A spacecraft specialist in a clean room at Lockheed Martin Space Systems in Denver, where the InSight lander is being built, affixes a dime-size chip onto the lander deck in November 2015.

December 17, 2015

A spacecraft specialist in a clean room at Lockheed Martin Space Systems in Denver, where the InSight lander is being built, affixes a dime-size chip onto the lander deck in November 2015. This chip carries 826,923 names, submitted by the public online from all over the world over a 22-day period during August and September 2015.

Engineers at NASA's Jet Propulsion Laboratory, Pasadena, California, put the names onto this tiny 0.8 cm-square (8 mm-square) silicon wafer microchip using an electron beam to write extremely tiny letters with lines smaller than one one-thousandth the width of a human hair. The dime-size chip is affixed to the InSight lander deck and will remain on Mars forever.

Normally used to make high-precision nanometer-scale devices, this technique was also used to write millions of names that were transported on NASA Mars rovers and Orion’s first test flight.

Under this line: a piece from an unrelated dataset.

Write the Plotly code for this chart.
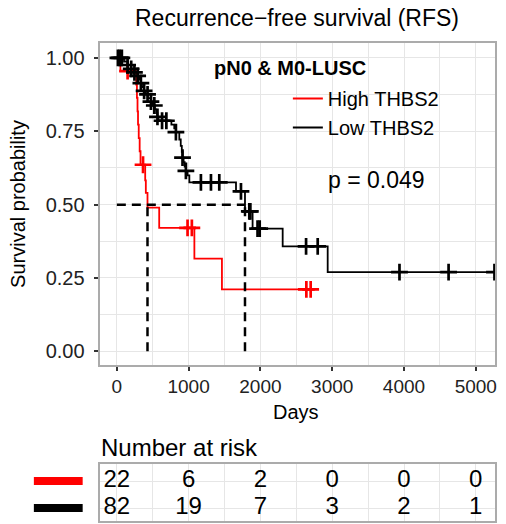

InSight, for Interior Exploration using Seismic Investigations, Geodesy and Heat Transport, will launch from Vandenberg Air Force Base, California, in May 2018 and land on Mars Nov. 2018. This is the first Mars mission dedicated to study the deep interior of Mars. Its findings will advance understanding of the early history of all rocky planets, including Earth.

The InSight Project is managed by JPL, a division of the California Institute of Technology in Pasadena, for the NASA Science Mission Directorate, Washington. InSight is part of NASA's Discovery Program, which is managed by NASA's Marshall Space Flight Center in Huntsville, Alabama.